2.    A credit union. If you can open an account at a credit union, you may find that you get better interest rates and have more options when it comes to qualifying for a card.

3.    Store cards or gas cards. Although the interest rates on these types of cards are generally higher, you can still rebuild your credit if you are careful about paying off the balance each month. Store cards are generally easier to qualify for, as well. Just be sure to keep your spending in check, and only buy what you can afford to pay off each month.

Credit cards are a necessary component to a healthy credit score. By carefully choosing the right credit card from the start, you can give yourself the best possible opportunity to rebuild your scores and get your financial health back on the road to recovery.



Jan 5, 2008

Credit Repair After Bankruptcy

Many consumers believe that after filing bankruptcy their financial lives are ruined. One of the biggest myths about bankruptcy is that you can’t get credit for 10 years. The truth is the bankruptcy will generally stay on your credit report for 10 years (unless you are able to get it removed) but you will still be able to start rebuilding your credit immediately.

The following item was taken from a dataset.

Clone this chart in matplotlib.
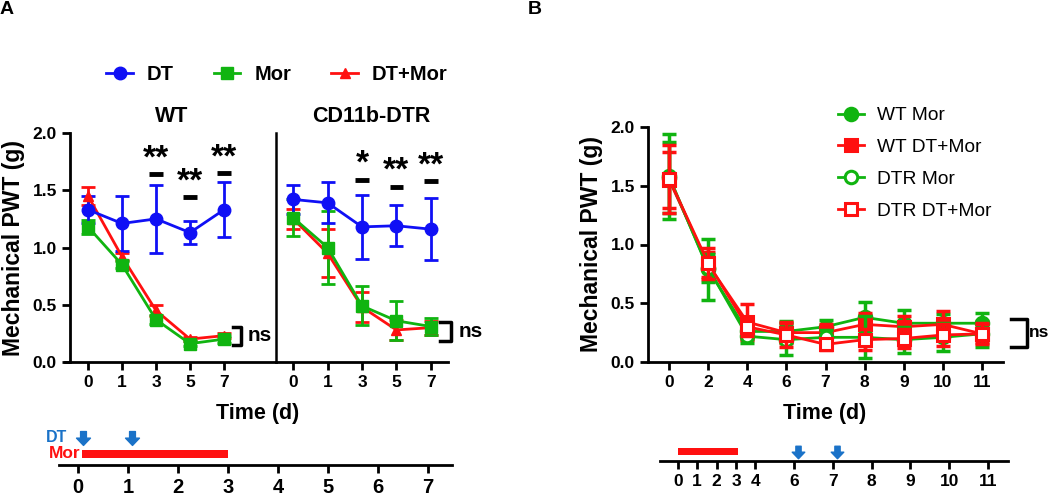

You can dispute a bankruptcy on your credit report the same way you can any other listing. If you are fortunate enough to get the bankruptcy removed, you will be able to start repairing your credit much easier. However, if you don’t change your spending habits and make some lifestyle changes, removing your bankruptcy will only delay your financial misery and you will be back where you started.

Learning from your mistakes and living below your means is the only way you will ever attain financial peace. Learn how to make a budget and stick with it. You should probably only get a couple credit cards strictly to rebuild credit. Discipline yourself to use them for nothing but credit rebuilding.

When you are ready to start rebuilding your credit (which should be immediately) you will need to start small. Don’t expect lenders to give your high credit limits right away. You may have to start off with unsecured credit cards with high interest rates. That’s why I suggest keeping a balance of only $50-$100 and ONLY using these credit cards to rebuild your credit.

While you are adding positive trade lines, it is important to also try to remove bad credit from your credit report. If you use both methods correctly, you should have respectable credit scores within 6 months to a year. At that time, you will be able to get better interest rates and should consider transferring any balances from the high interest cards to the new lower interest cards. Just remember, the best thing you can do for your financial future is learn how and why you got yourself into this situation and how you’re going to avoid it from happening again.